The invisible weight women leaders carry and why systems, not willpower, are the solution
Key illuminated insight
Sustainable leadership doesn’t come from carrying more. It comes from building systems that carry with you. When emotional labor, culture work, and strategic growth all rest on one person’s shoulders, it’s not resilience, it’s risk. The real ROI comes when you create clarity, delegate with trust, and lead through repeatable systems—not relentless effort.
Step into full illumination
I’ve lost four pounds.
Six more to go.
Not earth-shattering on its own, I know. But it’s not really about the number. It’s about what those four pounds represent: focus, consistency, and a system that actually works.

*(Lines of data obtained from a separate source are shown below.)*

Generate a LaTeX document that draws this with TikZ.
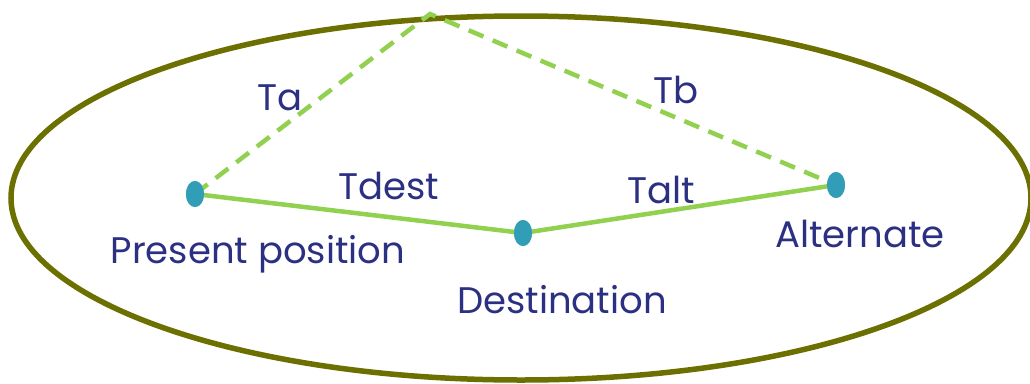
\documentclass[tikz,border=0pt]{standalone}
\usepackage{fontspec}
\setmainfont{Poppins}
\usetikzlibrary{shapes.geometric}
\definecolor{olive}{RGB}{107,112,0}
\definecolor{lgreen}{RGB}{146,208,80}
\definecolor{teal}{RGB}{49,157,183}
\definecolor{navy}{RGB}{44,48,130}
\begin{document}
\begin{tikzpicture}[x=1pt,y=-1pt,
  dot/.style={ellipse,fill=teal,minimum width=18pt,minimum height=26pt,inner sep=0pt},
  lbl/.style={text=navy,font=\fontsize{37}{40}\selectfont,inner sep=0pt},
  route/.style={draw=lgreen,line width=4.5pt},
  alt/.style={draw=lgreen,line width=4.5pt,dash pattern=on 16pt off 10pt}]
\useasboundingbox (0,0) rectangle (1030,383);
\draw[olive,line width=5.5pt] (521,198) ellipse [x radius=510, y radius=182];
\coordinate (apex) at (430,14);
\node[dot] (pp) at (195,194) {};
\node[dot] (dst) at (523,233) {};
\node[dot] (alt) at (836,185) {};
\draw[alt] (pp.center) -- (apex) -- (alt.center);
\draw[route] (pp.center) -- (dst.center) -- (alt.center);
\node[dot] at (pp) {};
\node[dot] at (dst) {};
\node[dot] at (alt) {};
\node[lbl] (ta) at (280,98) {Ta};
\node[lbl] (tb) at (676,90) {Tb};
\node[lbl] (tdest) at (389,186) {Tdest};
\node[lbl] (talt) at (661,190) {Talt};
\node[lbl] (lpp) at (258,254) {Present position};
\node[lbl] (ldst) at (562,300) {Destination};
\node[lbl] (lalt) at (860,234) {Alternate};
\end{tikzpicture}
\end{document}
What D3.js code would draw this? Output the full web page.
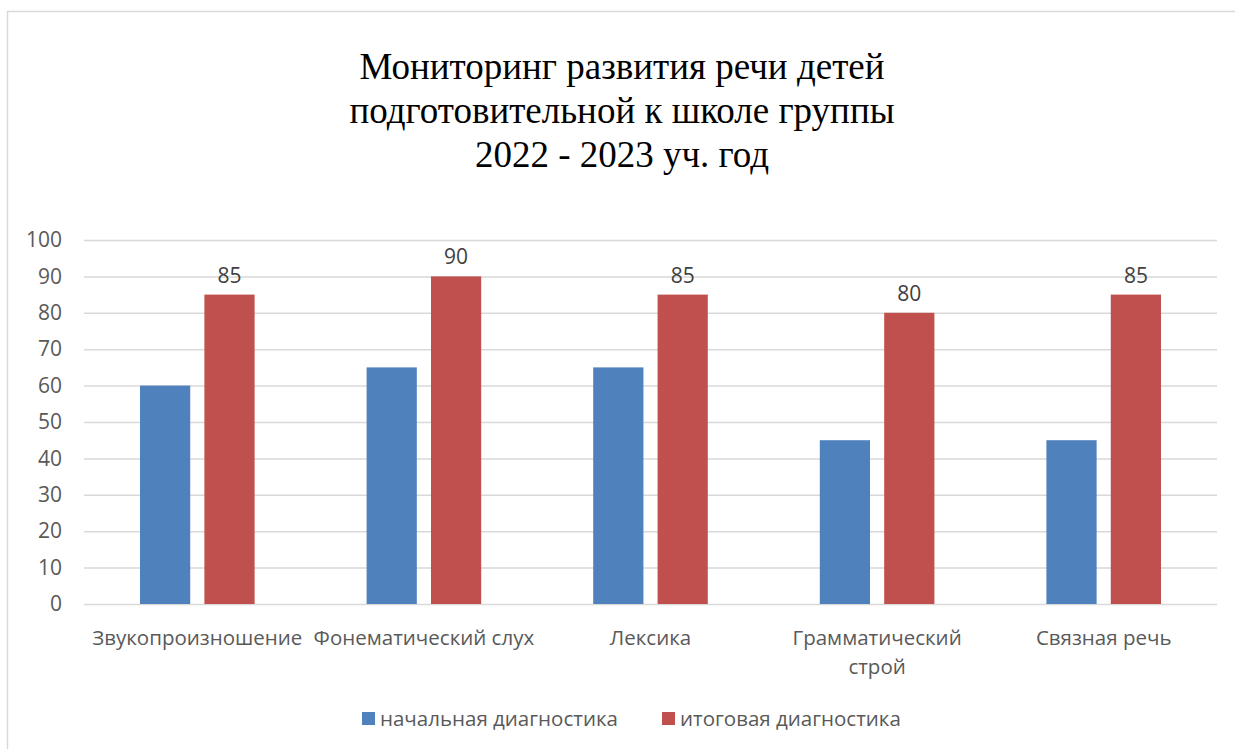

If you’ve been following me, you’ll know that I’ve been sharing my weight loss journey.
I didn’t burn out trying to change everything overnight. I chose one lever, portion control, and stuck to it. Measured it. Adjusted when I needed to.
That’s the same approach I bring to leadership and marketing strategy: One lever. One metric. One sprint at a time.
But lately, I’ve been thinking about a different kind of weight. One that can’t be tracked on a scale.
The weight women leaders carry behind the scenes
The Forged in Fire report from the Female Founders Alliance confirmed what so many of us already feel:
Women in leadership roles are carrying more than just their job descriptions.
“74% of female founders report taking on the majority of people and culture responsibilities within their startups—even when it’s not in their job description.”
We’re shouldering emotional labor.
We’re mentoring. Managing culture. Mediating conflict.
Often without the formal recognition or the systems to support that load.
And we’re doing all of this while also driving strategy, revenue, hiring, and growth.
This isn’t about victimhood. It’s about visibility.
Because what’s invisible doesn’t get resourced.
And what doesn’t get resourced? It gets buried under burnout.
What leadership really looks like (and why it’s not always loud)
In a previous article, I wrote about how leadership starts at home.
How emotional regulation, consistent communication, and creating calm in the storm aren’t just parenting tools. They’re executive superpowers.
“65% of respondents say they feel responsible for the emotional wellbeing of their team.”
What that article didn’t say but what I’ll say now: Those traits are still often underappreciated in high-growth environments.
Because they don’t look flashy.
They don’t show up in the “10x growth hacks” playbook.
They look like stability. Like trust. Like sustained performance.
And yet, they are exactly what companies need more of.
We don’t need to push harder—we need better systems
Losing four pounds taught me something important:
Progress doesn’t come from willpower. It comes from process.
“57% of women founders say they take on work that would typically fall to 2–3 other roles in more resourced teams.”
Same with marketing.
Same with leadership.
Same with how we treat the emotional labor that women leaders absorb.
If we want women to lead sustainably, we need to build systems that support them. So they’re not carrying strategy and culture and conflict and chaos alone.
That means:
Structuring cross-functional alignment so people don’t always default to “go ask her”
Treating culture-building like the strategic function it is
Giving women leaders access to fractional or operational support before the burnout hits
The path forward (one pound, one sprint, one lever at a time)
“Many founders report difficulty prioritizing strategic planning due to people management and emotional bandwidth strain.”
I’m six pounds away from my goal.
Not because I need to change who I am. Because I’m committed to doing it in a way that’s sustainable.
That same philosophy drives how I work with founders and teams:
Clarity over chaos.
Systems over scramble.
Strategy you can measure—not just admire.
Because the weight women leaders carry? It’s real.
But with the right support, it doesn’t have to be all on us.